** PROMPT **
Among the lines below, count those containing the word "this". Give the number only.

** STORED RECORDS **
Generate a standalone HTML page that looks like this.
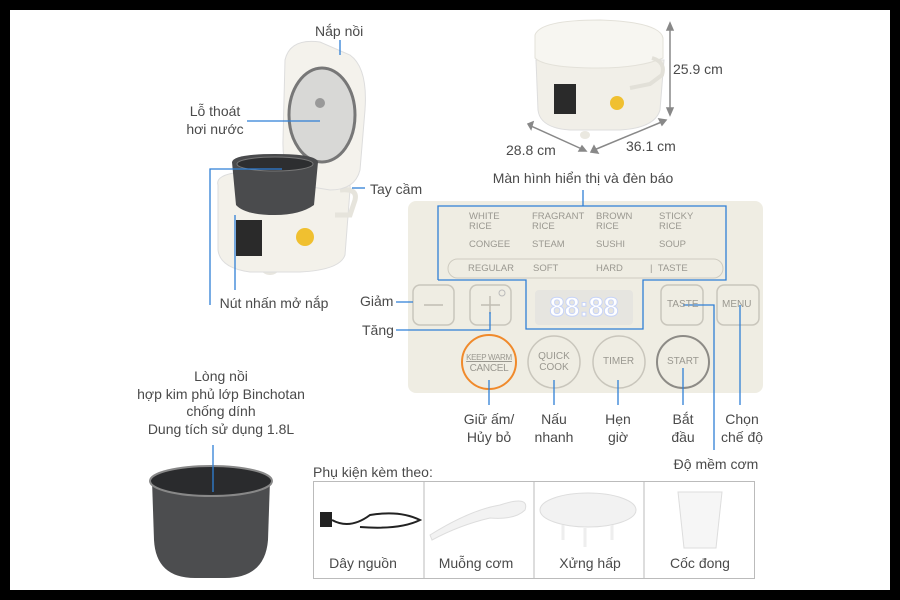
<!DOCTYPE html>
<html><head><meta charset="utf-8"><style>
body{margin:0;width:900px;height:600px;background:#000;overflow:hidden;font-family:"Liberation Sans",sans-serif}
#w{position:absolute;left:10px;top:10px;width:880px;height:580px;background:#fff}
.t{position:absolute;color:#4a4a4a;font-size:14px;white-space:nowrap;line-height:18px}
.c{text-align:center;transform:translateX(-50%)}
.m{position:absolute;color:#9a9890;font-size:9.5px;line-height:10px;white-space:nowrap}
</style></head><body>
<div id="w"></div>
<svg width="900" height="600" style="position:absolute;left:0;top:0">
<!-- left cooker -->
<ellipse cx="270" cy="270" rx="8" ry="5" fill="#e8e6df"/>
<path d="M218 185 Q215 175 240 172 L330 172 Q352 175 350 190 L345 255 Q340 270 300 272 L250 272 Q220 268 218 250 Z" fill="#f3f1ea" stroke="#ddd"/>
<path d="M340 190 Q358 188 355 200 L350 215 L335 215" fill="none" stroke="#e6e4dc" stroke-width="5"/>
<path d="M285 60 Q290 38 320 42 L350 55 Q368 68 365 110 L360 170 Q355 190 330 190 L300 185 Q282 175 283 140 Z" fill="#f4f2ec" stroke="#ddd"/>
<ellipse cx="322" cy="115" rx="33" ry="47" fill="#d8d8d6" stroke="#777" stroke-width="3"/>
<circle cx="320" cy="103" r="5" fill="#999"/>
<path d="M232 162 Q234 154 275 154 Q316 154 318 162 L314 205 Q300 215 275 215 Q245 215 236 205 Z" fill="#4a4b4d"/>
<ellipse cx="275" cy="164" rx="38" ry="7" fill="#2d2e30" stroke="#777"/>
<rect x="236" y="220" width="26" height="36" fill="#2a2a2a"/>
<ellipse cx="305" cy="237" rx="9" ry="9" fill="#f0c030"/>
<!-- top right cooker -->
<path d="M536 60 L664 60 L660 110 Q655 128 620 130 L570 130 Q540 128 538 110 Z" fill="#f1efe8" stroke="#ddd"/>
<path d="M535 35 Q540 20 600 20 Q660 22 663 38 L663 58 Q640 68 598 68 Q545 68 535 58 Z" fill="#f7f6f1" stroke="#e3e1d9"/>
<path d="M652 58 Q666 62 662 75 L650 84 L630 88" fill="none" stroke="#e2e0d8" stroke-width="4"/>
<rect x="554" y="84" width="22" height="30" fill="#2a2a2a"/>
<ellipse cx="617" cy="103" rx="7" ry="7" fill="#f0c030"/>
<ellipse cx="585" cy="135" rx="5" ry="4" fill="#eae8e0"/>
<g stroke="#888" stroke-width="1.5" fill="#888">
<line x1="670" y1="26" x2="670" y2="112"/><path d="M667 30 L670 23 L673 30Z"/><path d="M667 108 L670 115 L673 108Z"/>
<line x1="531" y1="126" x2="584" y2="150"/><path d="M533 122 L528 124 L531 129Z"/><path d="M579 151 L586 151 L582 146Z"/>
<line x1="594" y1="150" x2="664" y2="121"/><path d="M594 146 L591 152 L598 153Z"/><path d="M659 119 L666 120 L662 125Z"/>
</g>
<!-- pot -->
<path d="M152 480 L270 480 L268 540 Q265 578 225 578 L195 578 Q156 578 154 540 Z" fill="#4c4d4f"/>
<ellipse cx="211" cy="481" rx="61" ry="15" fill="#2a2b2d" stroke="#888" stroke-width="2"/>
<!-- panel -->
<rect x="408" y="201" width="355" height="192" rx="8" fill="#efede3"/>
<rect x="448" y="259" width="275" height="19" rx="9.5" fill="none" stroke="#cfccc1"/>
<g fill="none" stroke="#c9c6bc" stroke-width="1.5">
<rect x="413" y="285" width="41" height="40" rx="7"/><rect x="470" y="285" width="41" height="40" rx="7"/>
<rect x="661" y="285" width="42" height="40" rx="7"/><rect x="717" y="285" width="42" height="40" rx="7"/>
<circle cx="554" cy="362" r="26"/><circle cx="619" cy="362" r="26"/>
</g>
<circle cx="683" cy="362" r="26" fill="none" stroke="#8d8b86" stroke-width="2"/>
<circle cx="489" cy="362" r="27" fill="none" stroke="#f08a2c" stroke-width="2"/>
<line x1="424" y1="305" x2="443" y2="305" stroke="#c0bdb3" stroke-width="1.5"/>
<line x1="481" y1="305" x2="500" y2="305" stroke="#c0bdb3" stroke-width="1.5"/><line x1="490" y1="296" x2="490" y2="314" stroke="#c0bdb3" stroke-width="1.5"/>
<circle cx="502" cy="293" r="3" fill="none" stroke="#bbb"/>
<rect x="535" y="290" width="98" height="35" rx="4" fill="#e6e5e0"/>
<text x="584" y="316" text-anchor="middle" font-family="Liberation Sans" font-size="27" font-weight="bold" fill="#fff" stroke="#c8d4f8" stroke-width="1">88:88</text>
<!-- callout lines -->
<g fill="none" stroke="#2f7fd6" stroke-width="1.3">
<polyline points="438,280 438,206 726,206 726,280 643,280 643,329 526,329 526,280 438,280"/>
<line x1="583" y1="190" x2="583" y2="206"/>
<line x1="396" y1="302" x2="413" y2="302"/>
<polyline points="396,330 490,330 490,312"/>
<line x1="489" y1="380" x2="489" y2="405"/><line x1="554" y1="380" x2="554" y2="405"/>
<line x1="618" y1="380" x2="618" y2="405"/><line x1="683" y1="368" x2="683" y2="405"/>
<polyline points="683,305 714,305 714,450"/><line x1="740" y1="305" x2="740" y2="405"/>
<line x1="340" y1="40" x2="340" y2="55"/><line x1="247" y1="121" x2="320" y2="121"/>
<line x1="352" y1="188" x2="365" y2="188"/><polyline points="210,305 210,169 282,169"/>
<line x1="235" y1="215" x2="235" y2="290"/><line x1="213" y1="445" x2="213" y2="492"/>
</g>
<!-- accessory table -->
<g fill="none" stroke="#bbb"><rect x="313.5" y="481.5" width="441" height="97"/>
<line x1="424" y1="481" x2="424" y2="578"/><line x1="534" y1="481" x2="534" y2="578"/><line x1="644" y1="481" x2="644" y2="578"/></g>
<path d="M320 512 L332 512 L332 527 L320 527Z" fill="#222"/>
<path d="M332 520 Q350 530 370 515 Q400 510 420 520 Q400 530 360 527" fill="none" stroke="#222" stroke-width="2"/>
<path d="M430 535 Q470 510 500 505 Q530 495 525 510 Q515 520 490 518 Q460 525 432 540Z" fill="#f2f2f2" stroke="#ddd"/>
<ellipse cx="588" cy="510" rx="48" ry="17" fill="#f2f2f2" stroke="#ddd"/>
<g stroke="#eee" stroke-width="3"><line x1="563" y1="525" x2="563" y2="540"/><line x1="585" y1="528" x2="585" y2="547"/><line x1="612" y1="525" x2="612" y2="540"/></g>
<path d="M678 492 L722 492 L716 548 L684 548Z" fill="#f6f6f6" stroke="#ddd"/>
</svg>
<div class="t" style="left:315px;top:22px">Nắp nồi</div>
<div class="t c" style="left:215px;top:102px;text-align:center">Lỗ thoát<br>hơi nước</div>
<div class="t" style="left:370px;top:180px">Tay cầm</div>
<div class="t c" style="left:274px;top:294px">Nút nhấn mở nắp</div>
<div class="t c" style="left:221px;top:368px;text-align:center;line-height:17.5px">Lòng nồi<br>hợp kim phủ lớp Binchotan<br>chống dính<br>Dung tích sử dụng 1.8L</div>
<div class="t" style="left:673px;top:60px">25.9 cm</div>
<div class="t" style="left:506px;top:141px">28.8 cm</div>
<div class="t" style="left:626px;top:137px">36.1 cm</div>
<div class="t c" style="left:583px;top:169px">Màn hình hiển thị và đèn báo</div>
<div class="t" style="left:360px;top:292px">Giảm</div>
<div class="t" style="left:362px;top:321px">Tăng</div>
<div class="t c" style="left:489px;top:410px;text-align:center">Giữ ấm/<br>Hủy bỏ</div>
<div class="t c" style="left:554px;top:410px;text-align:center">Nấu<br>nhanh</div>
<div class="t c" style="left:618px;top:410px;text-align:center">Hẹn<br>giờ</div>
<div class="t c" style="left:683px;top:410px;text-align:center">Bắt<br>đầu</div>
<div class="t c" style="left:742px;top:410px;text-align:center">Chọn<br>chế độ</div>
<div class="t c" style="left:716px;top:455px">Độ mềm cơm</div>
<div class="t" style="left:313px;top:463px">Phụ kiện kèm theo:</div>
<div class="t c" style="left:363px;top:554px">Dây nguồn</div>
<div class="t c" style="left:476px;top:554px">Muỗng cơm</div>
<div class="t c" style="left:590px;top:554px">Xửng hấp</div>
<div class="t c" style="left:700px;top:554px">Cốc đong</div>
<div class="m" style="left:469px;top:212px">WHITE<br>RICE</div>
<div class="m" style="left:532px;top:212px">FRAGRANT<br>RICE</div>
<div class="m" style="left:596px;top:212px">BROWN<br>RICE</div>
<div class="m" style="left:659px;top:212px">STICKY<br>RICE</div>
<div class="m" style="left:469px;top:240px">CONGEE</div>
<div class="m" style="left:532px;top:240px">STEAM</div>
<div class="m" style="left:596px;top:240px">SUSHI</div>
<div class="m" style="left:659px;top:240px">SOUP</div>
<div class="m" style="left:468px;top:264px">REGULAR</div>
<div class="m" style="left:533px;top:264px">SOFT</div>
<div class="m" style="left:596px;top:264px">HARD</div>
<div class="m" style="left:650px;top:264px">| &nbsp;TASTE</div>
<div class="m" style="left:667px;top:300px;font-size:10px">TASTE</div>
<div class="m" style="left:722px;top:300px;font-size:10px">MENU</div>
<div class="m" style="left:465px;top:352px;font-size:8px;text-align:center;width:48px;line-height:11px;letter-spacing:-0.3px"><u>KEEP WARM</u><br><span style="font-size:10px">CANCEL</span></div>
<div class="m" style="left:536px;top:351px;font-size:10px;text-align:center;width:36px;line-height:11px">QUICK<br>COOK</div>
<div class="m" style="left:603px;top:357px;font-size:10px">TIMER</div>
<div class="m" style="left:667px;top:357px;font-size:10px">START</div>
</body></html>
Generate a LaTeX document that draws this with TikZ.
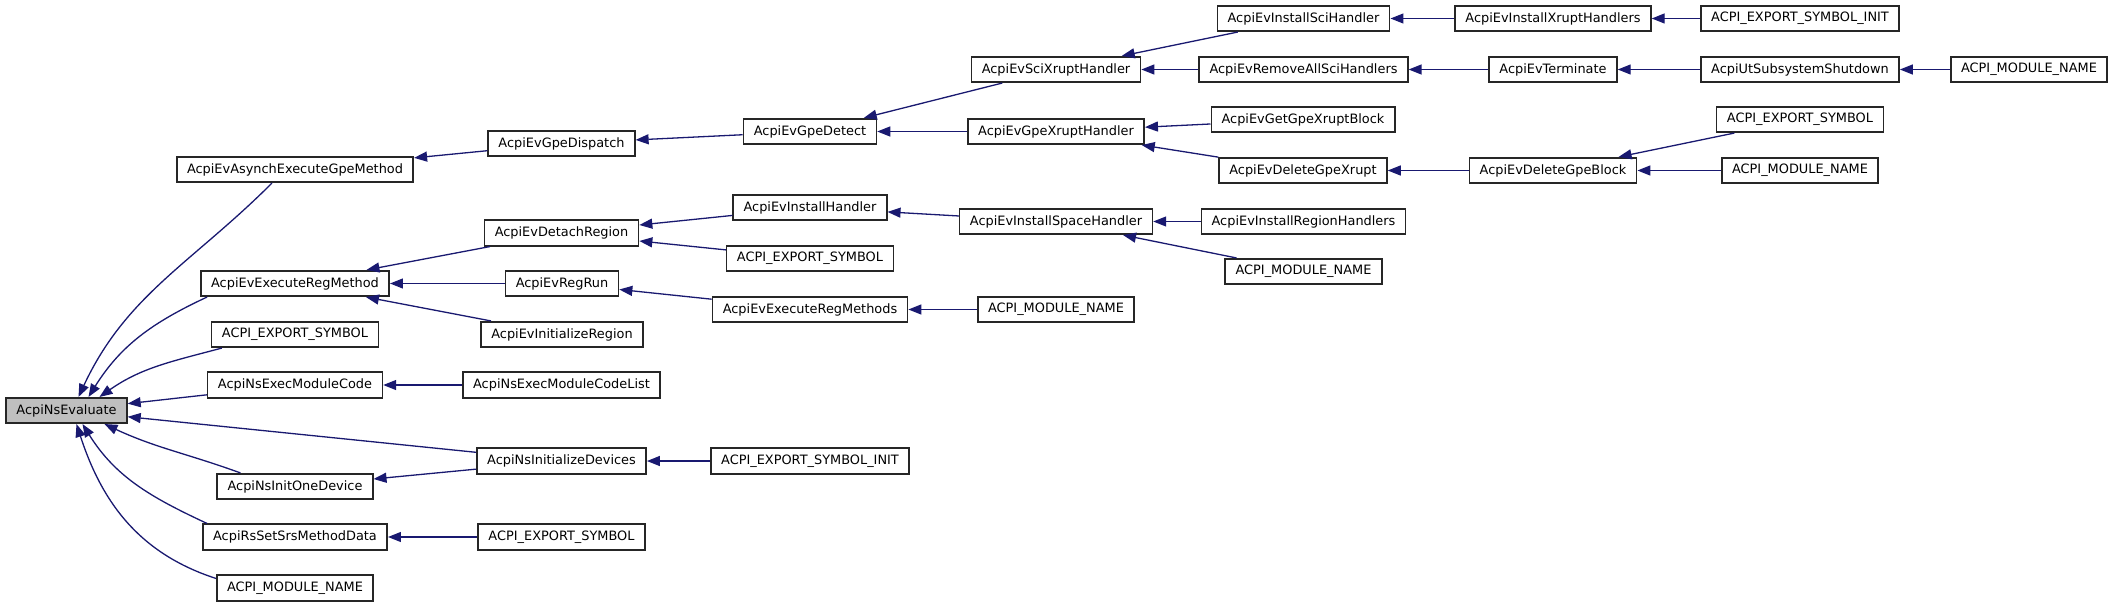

** SOLUTION **
2